1from tensorflow.keras.preprocessing.image import load_img
2
3# Number of test images to show
4num_images = 8
5
6# Sample a few random rows from the test results
7sample_df = vgg19_results_df.sample(n=num_images, random_state=123).reset_index(drop=True)
8
9# Set up the plot grid
10plt.figure(figsize=(16, 8))
11for i in range(num_images):
12 row = sample_df.iloc[i]
13 img = load_img(row['Filepath'], target_size=(224, 224))
14
15 plt.subplot(2, num_images // 2, i + 1)
16 plt.imshow(img)
17 plt.axis('off')
18
19 # Determine color based on prediction accuracy
20 is_correct = row['Predicted Label'] == row['True Label']
21 color = 'green' if is_correct else 'red'
22
23 # Create title with colored text
24 title = f"Pred: {row['Predicted Label']}\nTrue: {row['True Label']}\nConf: {row['Confidence']:.2f}"

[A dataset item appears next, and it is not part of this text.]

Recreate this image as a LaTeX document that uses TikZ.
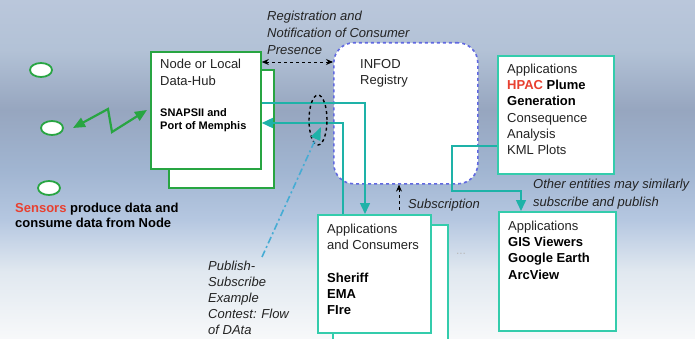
\documentclass[tikz,border=0pt]{standalone}
\usepackage{fontspec}
\setmainfont{Liberation Sans}
\usetikzlibrary{arrows.meta,calc,shapes.geometric}

\definecolor{hubgreen}{RGB}{40,165,66}
\definecolor{appteal}{RGB}{52,204,172}
\definecolor{linkteal}{RGB}{30,178,168}
\definecolor{regblue}{RGB}{96,104,224}
\definecolor{hotred}{RGB}{232,64,48}
\definecolor{flowblue}{RGB}{70,172,212}
\definecolor{ink}{RGB}{35,35,35}

% sky backdrop: 25bp = bottom edge, 75bp = top edge
\pgfdeclareverticalshading{sky}{100bp}{%
  rgb(0bp)=(0.97,0.975,0.98);
  rgb(25bp)=(0.97,0.975,0.98);
  rgb(35bp)=(0.88,0.91,0.94);
  rgb(42.6bp)=(0.71,0.78,0.88);
  rgb(50bp)=(0.63,0.71,0.82);
  rgb(58.8bp)=(0.59,0.65,0.75);
  rgb(67.6bp)=(0.70,0.76,0.84);
  rgb(75bp)=(0.73,0.78,0.86);
  rgb(100bp)=(0.73,0.78,0.86)}

\tikzset{
  lbl/.style={inner sep=0pt, anchor=north west, align=left, text=ink,
              font=\fontsize{13}{16.3}\selectfont},
  hubbox/.style={draw=hubgreen, line width=1.8pt, fill=white, inner sep=0pt, anchor=north west},
  appbox/.style={draw=appteal, line width=1.8pt, fill=white, inner sep=0pt, anchor=north west},
  sensor/.style={draw=hubgreen, line width=1.8pt, fill=white, ellipse, inner sep=0pt,
                 minimum width=22pt, minimum height=14pt},
  link/.style={draw=linkteal, line width=1.5pt, -{Triangle[length=11pt,width=10pt]}},
  note/.style={black, dashed, line width=0.9pt},
}

\begin{document}
\begin{tikzpicture}[x=1pt,y=-1pt]
\useasboundingbox (0,0) rectangle (695,339);
\begin{scope}
\clip (0,0) rectangle (695,339);
\shade[shading=sky] (0,0) rectangle (695,339);

% registry (dashed rounded region)
\node[draw=regblue, dashed, line width=1.6pt, fill=white, rounded corners=20pt,
      minimum width=144pt, minimum height=141pt, inner sep=0pt, anchor=north west]
  (reg) at (333,42) {};
\node[lbl] (regtxt) at (360,56.7) {\strut INFOD\\Registry};

% sensors
\node[sensor] (s1) at (41,70) {};
\node[sensor] (s2) at (52,128) {};
\node[sensor] (s3) at (49,188) {};
\node[lbl, font=\fontsize{13}{15}\selectfont\bfseries, text=black] (senstxt) at (15,201.7)
  {\strut\textcolor{hotred}{Sensors} produce data and\\consume data from Node};

% node / local data hub (stacked)
\node[hubbox, minimum width=105pt, minimum height=118pt] (hubback) at (168,69) {};
\node[hubbox, minimum width=110pt, minimum height=117pt] (hub) at (150,51) {};
\node[lbl, font=\fontsize{13}{17}\selectfont] (hubtxt) at (160,56.7) {\strut Node or Local\\Data-Hub};
\node[lbl, font=\fontsize{11}{13}\selectfont\bfseries, text=black] (snap) at (160,107)
  {\strut SNAPSII and\\Port of Memphis};

% applications and consumers (stacked)
\node[appbox, minimum width=115pt, minimum height=130pt] (consback) at (332,224) {};
\node[appbox, minimum width=113pt, minimum height=118pt] (cons) at (317,214) {};
\node[lbl] (constxt) at (327,221.7)
  {\strut Applications\\and Consumers\\[16.3pt]\textbf{\color{black}Sheriff}\\\textbf{\color{black}EMA}\\\textbf{\color{black}FIre}};

% HPAC applications
\node[appbox, minimum width=116pt, minimum height=118pt] (hpac) at (497,55) {};
\node[lbl] (hpactxt) at (507,61.7)
  {\strut Applications\\\textbf{\color{hotred}HPAC} \textbf{\color{black}Plume}\\\textbf{\color{black}Generation}\\Consequence\\Analysis\\KML Plots};

% GIS applications
\node[appbox, minimum width=117pt, minimum height=119pt] (gis) at (498,211) {};
\node[lbl] (gistxt) at (508,218.7)
  {\strut Applications\\\textbf{\color{black}GIS Viewers}\\\textbf{\color{black}Google Earth}\\\textbf{\color{black}ArcView}};

\node[text=gray!55, font=\fontsize{12}{12}\selectfont, inner sep=0pt] (dots) at (461,254) {...};

% radio link between a sensor and the hub
\coordinate (z0) at (73,128);
\coordinate (z1) at (108,109);
\coordinate (z2) at (112,132);
\coordinate (z3) at (147,110);
\draw[hubgreen, line width=2.2pt, line join=miter,
      {Triangle[length=12pt,width=10pt]}-{Triangle[length=12pt,width=10pt]}]
  (z0) -- (z1) -- (z2) -- (z3);

% registration / notification
\draw[note, {Stealth[length=7pt,width=6pt]}-{Stealth[length=7pt,width=6pt]}]
  (hub.east |- 0,62) -- (reg.west |- 0,62);
\node[lbl, font=\fontsize{13}{17}\selectfont\itshape] (regnote) at (267,8.2)
  {\strut Registration and\\Notification of Consumer\\Presence};

% subscription
\draw[note, -{Stealth[length=7pt,width=6pt]}] (399,210) -- (reg.south -| 399,0);
\node[lbl, font=\fontsize{13}{16}\selectfont\itshape] (subnote) at (408,197.2) {\strut Subscription};

% publish / subscribe flows
\coordinate (a1) at (365,103);
\draw[link] (hub.east |- a1) -- (a1) -- (cons.north -| a1);
\coordinate (b1) at (343,123);
\draw[link] (cons.north -| b1) -- (b1) -- (hub.east |- b1);
\coordinate (c1) at (452,146);
\coordinate (c2) at (452,191);
\coordinate (c3) at (521,191);
\draw[link] (hpac.west |- c1) -- (c1) -- (c2) -- (c3) -- (gis.north -| c3);

% highlighted flow
\node[draw=black, dashed, line width=1.4pt, ellipse, inner sep=0pt,
      minimum width=18pt, minimum height=50pt] (flowmark) at (318,120) {};
\coordinate (f0) at (262,257);
\coordinate (f1) at (321,127);
\draw[flowblue, line width=1.6pt, dash pattern=on 7pt off 3pt on 2pt off 3pt,
      -{Triangle[length=13pt,width=10pt,fill=linkteal,color=linkteal]}] (f0) -- (f1);
\node[lbl, font=\fontsize{13}{16}\selectfont\itshape] (flownote) at (208,259.2)
  {\strut Publish-\\Subscribe\\Example\\Contest: Flow\\of DAta};

\node[lbl, font=\fontsize{13}{17.5}\selectfont\itshape] (othernote) at (533,176.2)
  {\strut Other entities may similarly\\subscribe and publish};
\end{scope}
\end{tikzpicture}
\end{document}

25 plt.title(title, fontsize=10, color=color)
26
27plt.suptitle("Sample Predictions", fontsize=12)
28plt.show()
Final Thoughts and Wrap-Up
Congratulations!
You have successfully built and trained a Convolutional Neural Network (CNN) using the VGG19 architecture to classify coral species.
You learned how to implement and utilize training callbacks to optimize the model’s performance.
You explored the importance of data preprocessing and augmentation in improving model accuracy.
You gained insights into the practical application of deep learning in biological data analysis.
To further enhance your model, consider the following ideas:
Fine-tune VGG19: Unfreeze some of the deeper convolutional layers and retrain the model to better adapt to your specific dataset.
Explore Other Architectures: Experiment with different pre-trained models like ResNet or Inception to compare their performance with VGG19.
Enhance Data Augmentation: Implement more aggressive data augmentation techniques such as color jitter, brightness shifts, cropping, and noise addition to increase model robustness.
Improve Image Quality: Apply image cleaning or filtering techniques to enhance the quality of your dataset.
Optimize Model Architecture: Consider adding Batch Normalization, Dropout, or other regularization techniques to improve model generalization.
—
Thank you for following along! You’ve made significant progress in understanding how deep learning can be applied to real-world biological data. Keep experimenting and learning!